This review was originally posted on Goodreads.com and reviews.wheelerc.org on March 6, 2014.

Crafty
Elizabeth Maxwell, the author, uses two separate devices to tell her story. The first, which is only used to get the story started although it becomes the plot, is a writer telling a story, switching back to her life, story.
The second one, which works but I doubt will ever work for any of Maxwell’s readers a second time, is the use of craft to tell a story.

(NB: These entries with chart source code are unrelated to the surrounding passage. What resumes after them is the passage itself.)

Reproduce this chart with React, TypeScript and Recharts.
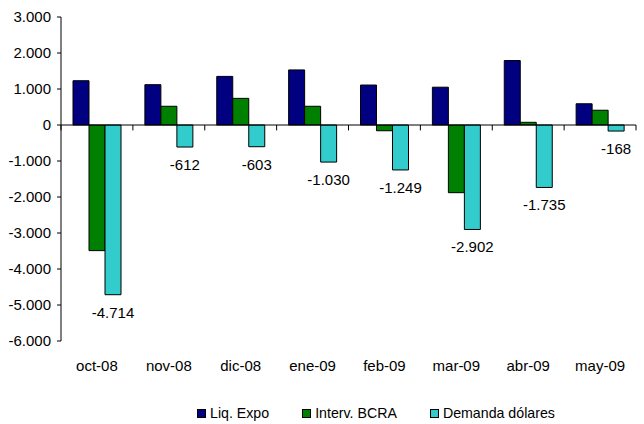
import {
  BarChart, Bar, XAxis, YAxis, ReferenceLine, Legend, LabelList,
} from 'recharts'

const FONT = '"Liberation Sans", Arial, sans-serif'
const TEXT = { fill: '#000', fontSize: 15, fontFamily: FONT }

const MONTHS = ['oct-08', 'nov-08', 'dic-08', 'ene-09', 'feb-09', 'mar-09', 'abr-09', 'may-09']
const LIQ_EXPO = [1230, 1120, 1350, 1530, 1110, 1050, 1790, 590]
const INTERV_BCRA = [-3490, 520, 740, 520, -160, -1880, 75, 410]
const DEMANDA = [-4714, -612, -603, -1030, -1249, -2902, -1735, -168]
const Y_TICKS = [3000, 2000, 1000, 0, -1000, -2000, -3000, -4000, -5000, -6000]

const SERIES = [
  { key: 'liq', name: 'Liq. Expo', color: '#000080' },
  { key: 'bcra', name: 'Interv. BCRA', color: '#008000' },
  { key: 'dem', name: 'Demanda dólares', color: '#33CCCC' },
]

const data = MONTHS.map((m, i) => ({
  month: m,
  liq: LIQ_EXPO[i],
  bcra: INTERV_BCRA[i],
  dem: DEMANDA[i],
}))

// es-AR style thousands: 1.000
const fmt = (v: number) => {
  const s = Math.abs(v).toString().replace(/\B(?=(\d{3})+(?!\d))/g, '.')
  return v < 0 ? `-${s}` : s
}

function BelowLabel(props: any) {
  const { x, y, width, height, value } = props
  const bottom = Math.max(y, y + height)
  return (
    <text x={x + width / 2} y={bottom + 23} textAnchor="middle" {...TEXT}>
      {fmt(value)}
    </text>
  )
}

function LegendBox() {
  return (
    <div style={{ display: 'flex', alignItems: 'center', fontFamily: FONT, fontSize: 14.2, color: '#000' }}>
      {SERIES.map((s, i) => (
        <div key={s.key} style={{ display: 'flex', alignItems: 'center', marginRight: i < SERIES.length - 1 ? 33 : 0 }}>
          <span style={{
            display: 'inline-block', width: 7, height: 7, background: s.color,
            border: '1px solid #000', marginRight: 4,
          }} />
          <span>{s.name}</span>
        </div>
      ))}
    </div>
  )
}

export default function App() {
  return (
    <div style={{ position: 'absolute', left: 0, top: 0, width: 644, height: 424, background: '#fff' }}>
      <BarChart
        width={644}
        height={424}
        data={data}
        margin={{ top: 17, right: 8, bottom: 53, left: 0 }}
        barCategoryGap={12}
        barGap={0}
      >
        <XAxis
          dataKey="month"
          axisLine={false}
          tickLine={false}
          tick={TEXT}
          tickMargin={13}
          height={30}
          interval={0}
        />
        <YAxis
          domain={[-6000, 3000]}
          ticks={Y_TICKS}
          interval={0}
          tickFormatter={fmt}
          tick={TEXT}
          width={61}
          tickSize={4}
          tickMargin={6}
          axisLine={{ stroke: '#000' }}
          tickLine={{ stroke: '#000' }}
        />
        <ReferenceLine y={0} stroke="#000" />
        {MONTHS.map((m) => (
          <ReferenceLine
            key={m}
            segment={[{ x: m, y: 0 }, { x: m, y: -150 }]}
            position="start"
            stroke="#000"
          />
        ))}
        <ReferenceLine
          segment={[{ x: MONTHS[MONTHS.length - 1], y: 0 }, { x: MONTHS[MONTHS.length - 1], y: -150 }]}
          position="end"
          stroke="#000"
        />
        {SERIES.map((s) => (
          <Bar
            key={s.key}
            dataKey={s.key}
            name={s.name}
            fill={s.color}
            stroke="#000"
            strokeWidth={1}
            isAnimationActive={false}
          >
            {s.key === 'dem' && <LabelList dataKey="dem" content={<BelowLabel />} />}
          </Bar>
        ))}
        <Legend
          layout="horizontal"
          verticalAlign="middle"
          align="center"
          content={<LegendBox />}
          wrapperStyle={{ top: 405, left: 197, width: 'auto' }}
        />
      </BarChart>
    </div>
  )
}
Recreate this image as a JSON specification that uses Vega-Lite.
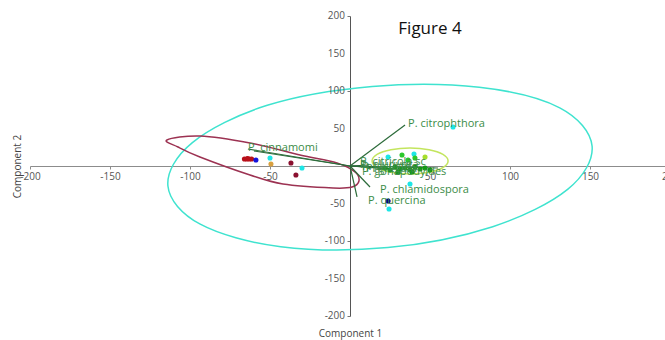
{
  "$schema": "https://vega.github.io/schema/vega-lite/v6.json",
  "width": 640,
  "height": 300,
  "autosize": {"type": "none"},
  "padding": {"left": 30, "top": 16, "right": 0, "bottom": 24},
  "config": {
    "view": {"stroke": null}, "font": "Open Sans",
    "axis": {"labelOverlap": false, "labelBound": false, "labelFlush": false}
  },
  "datasets": {
    "ellipses": [
      {"g": "E-all", "k": 0, "u": 151.3, "v": 26.7},
      {"g": "E-all", "k": 1, "u": 136.0, "v": -31.2},
      {"g": "E-all", "k": 2, "u": 89.2, "v": -80.9},
      {"g": "E-all", "k": 3, "u": 23.6, "v": -108.8},
      {"g": "E-all", "k": 4, "u": -43.3, "v": -107.6},
      {"g": "E-all", "k": 5, "u": -93.6, "v": -77.6},
      {"g": "E-all", "k": 6, "u": -113.8, "v": -26.7},
      {"g": "E-all", "k": 7, "u": -98.5, "v": 31.2},
      {"g": "E-all", "k": 8, "u": -51.7, "v": 80.9},
      {"g": "E-all", "k": 9, "u": 13.9, "v": 106.0},
      {"g": "E-all", "k": 10, "u": 80.8, "v": 105.0},
      {"g": "E-all", "k": 11, "u": 131.1, "v": 77.6},
      {"g": "E-cin", "k": 0, "u": -114.4, "v": 34.7},
      {"g": "E-cin", "k": 1, "u": -93.8, "v": 40.0},
      {"g": "E-cin", "k": 2, "u": -62.5, "v": 30.7},
      {"g": "E-cin", "k": 3, "u": -31.3, "v": 14.7},
      {"g": "E-cin", "k": 4, "u": -8.1, "v": 4.0},
      {"g": "E-cin", "k": 5, "u": 3.1, "v": -8.0},
      {"g": "E-cin", "k": 6, "u": 5.6, "v": -20.0},
      {"g": "E-cin", "k": 7, "u": 1.3, "v": -28.0},
      {"g": "E-cin", "k": 8, "u": -10.6, "v": -29.3},
      {"g": "E-cin", "k": 9, "u": -41.9, "v": -24.0},
      {"g": "E-cin", "k": 10, "u": -62.5, "v": -12.0},
      {"g": "E-cin", "k": 11, "u": -93.8, "v": 12.0},
      {"g": "E-cin", "k": 12, "u": -107.5, "v": 25.3},
      {"g": "E-grn", "k": 0, "u": 61.3, "v": 6.7},
      {"g": "E-grn", "k": 1, "u": 58.1, "v": 15.4},
      {"g": "E-grn", "k": 2, "u": 49.4, "v": 21.7},
      {"g": "E-grn", "k": 3, "u": 37.5, "v": 24.0},
      {"g": "E-grn", "k": 4, "u": 25.6, "v": 21.7},
      {"g": "E-grn", "k": 5, "u": 16.9, "v": 15.4},
      {"g": "E-grn", "k": 6, "u": 13.8, "v": 6.7},
      {"g": "E-grn", "k": 7, "u": 16.9, "v": -2.0},
      {"g": "E-grn", "k": 8, "u": 25.6, "v": -8.3},
      {"g": "E-grn", "k": 9, "u": 37.5, "v": -10.6},
      {"g": "E-grn", "k": 10, "u": 49.4, "v": -8.3},
      {"g": "E-grn", "k": 11, "u": 58.1, "v": -2.0}
    ],
    "loadings": [
      {"u": 34.4, "v": 54.7},
      {"u": -63.8, "v": 22.7},
      {"u": -60.0, "v": 20.0},
      {"u": 12.5, "v": -28.0},
      {"u": 4.4, "v": -41.3},
      {"u": 12.0, "v": 1.3},
      {"u": 25.0, "v": -4.0},
      {"u": 40.0, "v": -5.3},
      {"u": 55.0, "v": -2.7}
    ],
    "points": [
      {"g": "red", "u": -66.0, "v": 9.3},
      {"g": "red", "u": -64.5, "v": 9.3},
      {"g": "red", "u": -63.0, "v": 9.3},
      {"g": "red", "u": -61.5, "v": 9.3},
      {"g": "red", "u": -64.0, "v": 10.0},
      {"g": "blue", "u": -58.8, "v": 8.0},
      {"g": "orange", "u": -49.4, "v": 2.7},
      {"g": "cyan", "u": -50.0, "v": 10.7},
      {"g": "cyan", "u": -30.0, "v": -2.7},
      {"g": "cyan", "u": 23.8, "v": 12.0},
      {"g": "cyan", "u": 40.0, "v": 16.0},
      {"g": "cyan", "u": 37.5, "v": -24.0},
      {"g": "cyan", "u": 24.4, "v": -57.3},
      {"g": "cyan", "u": 64.4, "v": 52.0},
      {"g": "darkred", "u": -36.9, "v": 4.0},
      {"g": "darkred", "u": -33.8, "v": -12.0},
      {"g": "navy", "u": 23.8, "v": -46.7},
      {"g": "green", "u": 32.5, "v": 14.7},
      {"g": "green", "u": 36.3, "v": 8.0},
      {"g": "green", "u": 40.6, "v": 10.7},
      {"g": "yellowgreen", "u": 46.9, "v": 12.0},
      {"g": "darkgreen", "u": 21.9, "v": -2.7},
      {"g": "darkgreen", "u": 25.0, "v": -5.3},
      {"g": "darkgreen", "u": 28.1, "v": -1.3},
      {"g": "darkgreen", "u": 31.3, "v": -4.0},
      {"g": "darkgreen", "u": 34.4, "v": -2.7},
      {"g": "darkgreen", "u": 37.5, "v": -5.3},
      {"g": "darkgreen", "u": 40.6, "v": -1.3},
      {"g": "darkgreen", "u": 43.8, "v": -4.0},
      {"g": "darkgreen", "u": 46.9, "v": -2.7},
      {"g": "darkgreen", "u": 50.0, "v": -5.3},
      {"g": "darkgreen", "u": 30.0, "v": -8.0},
      {"g": "darkgreen", "u": 38.8, "v": -8.0}
    ],
    "labels": [
      {"t": "P. citrophthora", "u": 36.3, "v": 56.0},
      {"t": "P. cinnamomi", "u": -63.8, "v": 24.0},
      {"t": "P. chlamidospora", "u": 18.8, "v": -32.0},
      {"t": "P. quercina", "u": 11.3, "v": -46.7},
      {"t": "P. citricola sc", "u": 6.3, "v": 5.3},
      {"t": "P. gonapodyides", "u": 7.5, "v": -8.0},
      {"t": "P. lacustris", "u": 7.5, "v": -1.3},
      {"t": "P. plurivora", "u": 6.3, "v": 1.3},
      {"t": "P. gregata", "u": 10.0, "v": -4.0}
    ],
    "yticks": [
      {"v": 200, "t": "200"},
      {"v": 150, "t": "150"},
      {"v": 100, "t": "100"},
      {"v": 50, "t": "50"},
      {"v": -50, "t": "-50"},
      {"v": -100, "t": "-100"},
      {"v": -150, "t": "-150"},
      {"v": -200, "t": "-200"}
    ],
    "title": [{"t": "Figure 4", "u": 50.0, "v": 183.0}]
  },
  "layer": [
    {
      "data": {"name": "ellipses"},
      "mark": {"type": "line", "interpolate": "cardinal-closed", "strokeWidth": 1.5},
      "encoding": {
        "x": {
          "field": "u", "type": "quantitative",
          "scale": {"domain": [-200, 200], "nice": false, "zero": false},
          "axis": {
            "orient": "bottom", "offset": -150,
            "values": [-200, -150, -100, -50, 0, 50, 100, 150, 200],
            "labelExpr": "datum.value == 0 ? '' : '' + datum.value",
            "labelOverlap": false,
            "grid": false, "domainColor": "#8c8c8c", "tickColor": "#8c8c8c", "tickSize": 3,
            "labelColor": "#555555", "labelFontSize": 10, "labelFont": "Open Sans",
            "title": "Component 1", "titleX": 320, "titleY": 167, "titleBaseline": "middle",
            "titleFontSize": 10, "titleFontWeight": "normal", "titleColor": "#444444", "titleFont": "Open Sans"
          }
        },
        "y": {
          "field": "v", "type": "quantitative",
          "scale": {"domain": [-200, 200], "nice": false, "zero": false},
          "axis": {
            "orient": "left", "offset": -320,
            "values": [-200, -150, -100, -50, 0, 50, 100, 150, 200],
            "labels": false,
            "grid": false, "domainColor": "#555555", "tickColor": "#777777", "tickSize": 3,
            "title": "Component 2", "titleX": -333, "titleY": 150, "titleAngle": -90,
            "titleBaseline": "middle", "titleAlign": "center",
            "titleFontSize": 10, "titleFontWeight": "normal", "titleColor": "#444444", "titleFont": "Open Sans"
          }
        },
        "color": {
          "field": "g", "type": "nominal", "legend": null,
          "scale": {
            "domain": ["E-all", "E-cin", "E-grn", "red", "blue", "orange", "cyan", "darkred", "navy", "green", "yellowgreen", "darkgreen"],
            "range": ["#3fe3cf", "#9c3252", "#c3e55e", "#b8101a", "#1414dc", "#d9a040", "#1de6e6", "#8b1030", "#00008b", "#2cc82c", "#a6df2c", "#139a13"]
          }
        },
        "order": {"field": "k", "type": "quantitative"}
      }
    },
    {
      "data": {"name": "yticks"},
      "mark": {"type": "text", "align": "right", "baseline": "middle", "dx": -5, "fontSize": 10, "color": "#555555", "font": "Open Sans"},
      "encoding": {
        "x": {"datum": 0, "type": "quantitative"},
        "y": {"field": "v", "type": "quantitative"},
        "text": {"field": "t", "type": "nominal"}
      }
    },
    {
      "data": {"name": "loadings"},
      "mark": {"type": "rule", "color": "#2c6b3a", "strokeWidth": 1.2},
      "encoding": {
        "x": {"field": "u", "type": "quantitative"},
        "y": {"field": "v", "type": "quantitative"},
        "x2": {"datum": 0},
        "y2": {"datum": 0}
      }
    },
    {
      "data": {"name": "points"},
      "mark": {"type": "circle", "size": 26, "opacity": 1},
      "encoding": {
        "x": {"field": "u", "type": "quantitative"},
        "y": {"field": "v", "type": "quantitative"},
        "color": {
          "field": "g", "type": "nominal", "legend": null,
          "scale": {
            "domain": ["E-all", "E-cin", "E-grn", "red", "blue", "orange", "cyan", "darkred", "navy", "green", "yellowgreen", "darkgreen"],
            "range": ["#3fe3cf", "#9c3252", "#c3e55e", "#b8101a", "#1414dc", "#d9a040", "#1de6e6", "#8b1030", "#00008b", "#2cc82c", "#a6df2c", "#139a13"]
          }
        }
      }
    },
    {
      "data": {"name": "labels"},
      "mark": {"type": "text", "align": "left", "baseline": "middle", "fontSize": 11, "color": "#3b8c47", "font": "Open Sans"},
      "encoding": {
        "x": {"field": "u", "type": "quantitative"},
        "y": {"field": "v", "type": "quantitative"},
        "text": {"field": "t", "type": "nominal"}
      }
    },
    {
      "data": {"name": "title"},
      "mark": {"type": "text", "align": "center", "baseline": "middle", "fontSize": 17, "color": "#111111", "font": "Open Sans"},
      "encoding": {
        "x": {"field": "u", "type": "quantitative"},
        "y": {"field": "v", "type": "quantitative"},
        "text": {"field": "t", "type": "nominal"}
      }
    }
  ]
}
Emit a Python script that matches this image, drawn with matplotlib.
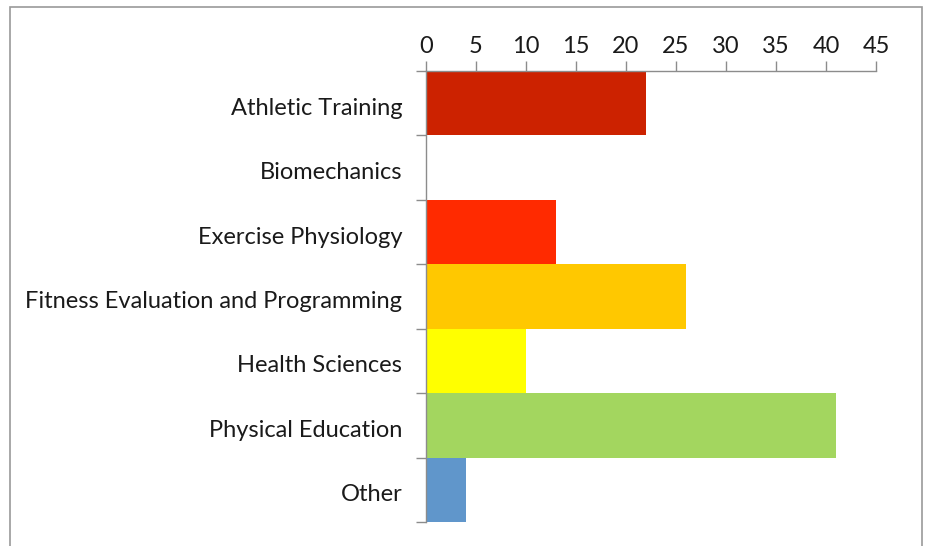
import matplotlib.pyplot as plt
import matplotlib.transforms as mtransforms
from matplotlib.patches import Rectangle
import numpy as np

# data
categories = ["Athletic Training", "Biomechanics", "Exercise Physiology",
              "Fitness Evaluation and Programming", "Health Sciences",
              "Physical Education", "Other"]
counts = [22, 0, 13, 26, 10, 41, 4]
colors = ["#CC2200", "#CC2200", "#FF2A00", "#FFC800", "#FFFF00", "#A3D65F", "#6096CB"]
xticks = [0, 5, 10, 15, 20, 25, 30, 35, 40, 45]

plt.rcParams['font.family'] = ['Lato', 'DejaVu Sans']
axis_grey = "#8C8C8C"
text_col = "#1A1A1A"

fig = plt.figure(figsize=(9.26, 5.46), dpi=100)
ax = fig.add_axes([0.460, 0.044, 0.486, 0.826])

# outer frame of the chart area
fig.patches.append(Rectangle((10 / 926, -0.05), 912 / 926, 1.05 - 7 / 546,
                             transform=fig.transFigure, fill=False,
                             edgecolor="#9A9A9A", linewidth=1.2))

y = np.arange(len(categories))
ax.barh(y, counts, height=1.0, color=colors, edgecolor="none")

ax.set_xlim(0, 45)
ax.set_ylim(len(categories) - 0.5, -0.5)
ax.set_xticks(xticks)
ax.xaxis.tick_top()
ax.set_yticks(y)
ax.set_yticklabels(categories)
ax.set_yticks(np.arange(len(categories) + 1) - 0.5, minor=True)

ax.tick_params(axis='y', which='major', length=0, pad=17, labelsize=17, labelcolor=text_col)
ax.tick_params(axis='y', which='minor', length=7, color=axis_grey, width=1)
ax.tick_params(axis='x', length=7, color=axis_grey, width=1, pad=3,
               labelsize=17, labelcolor=text_col)

# nudge category labels down a little, like the original
shift = mtransforms.ScaledTranslation(0, -3 / 100, fig.dpi_scale_trans)
for lab in ax.get_yticklabels():
    lab.set_va('center_baseline')
    lab.set_transform(lab.get_transform() + shift)

for side in ["right", "bottom"]:
    ax.spines[side].set_visible(False)
for side in ["left", "top"]:
    ax.spines[side].set_color(axis_grey)
    ax.spines[side].set_linewidth(1)

fig.savefig("out.png", dpi=100)
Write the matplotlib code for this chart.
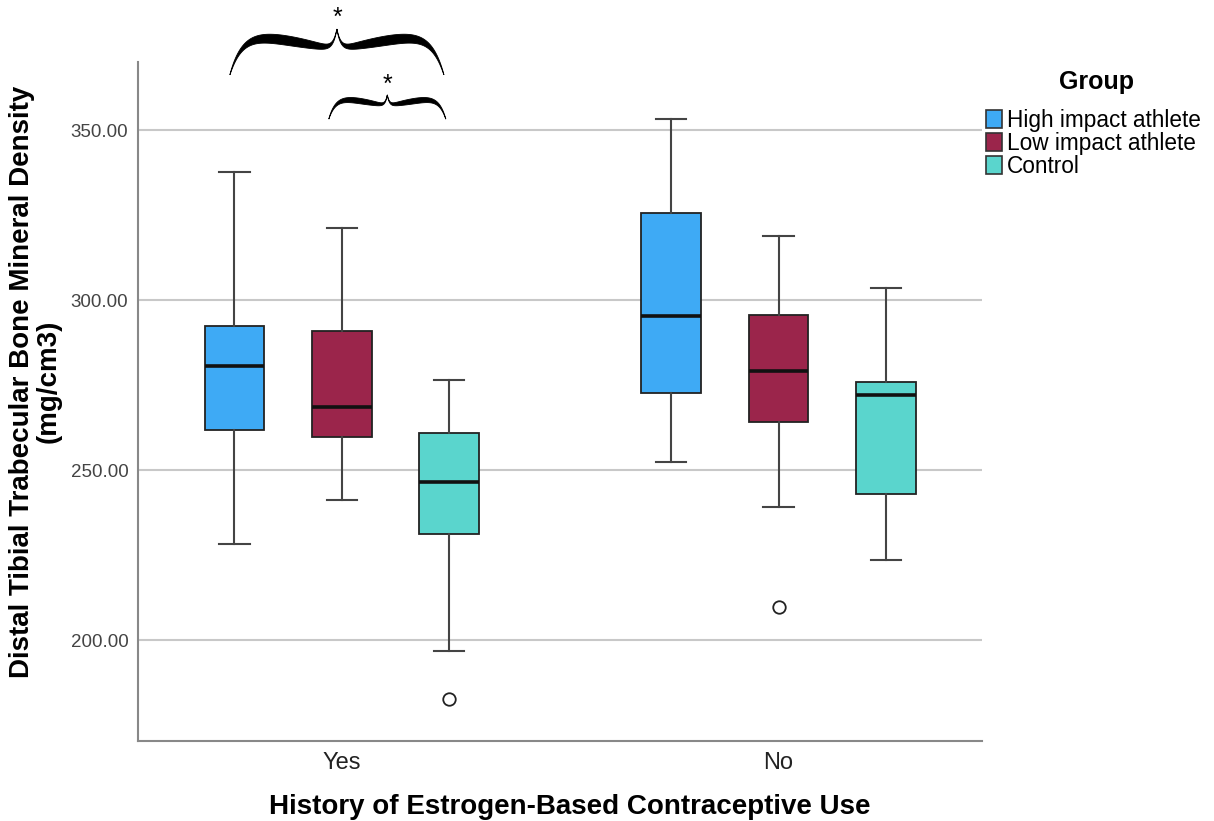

That is to say, using information about the craft the narrator is engaged in to further propel the story. Think USA’s “Burn Notice.” In that instance, a spy of sorts engages the viewer with it, with its background, with its creation and destruction, as a means to further his own narrative. Maxwell does the same, but for something she engages in: the writing of the romance novel.
This isn’t a knock on Happily Ever After (which is a terribly generic title.) It works in the context of the book. It’s fully enjoyable. The problem arises with, it’s a one-use-only kind of device, and one that used in this more narrowed instance, ruins all future uses by any other authors for readers.
That is to say, I don’t ever want to read another book that uses a telling of the craft of romance writing to propel a novel because, how many novels worth of craft are there to write about? There is a certain plateau, beyond which, everything is just jargon.
Others have made comparisons to the film “Stranger Than Fiction.” Certainly, the comparison is apt. They’re the same kind of stories, the same sub-genre of sorts. Really, that’s where the comparison should end.

Exceeded expectations
I assumed when I started the book, but after I had read the reviews, I would hate it. I don’t trust the overly positive, but short, reviews and the negatives one seemed to parrot what I’ve seen as warning signs for other books.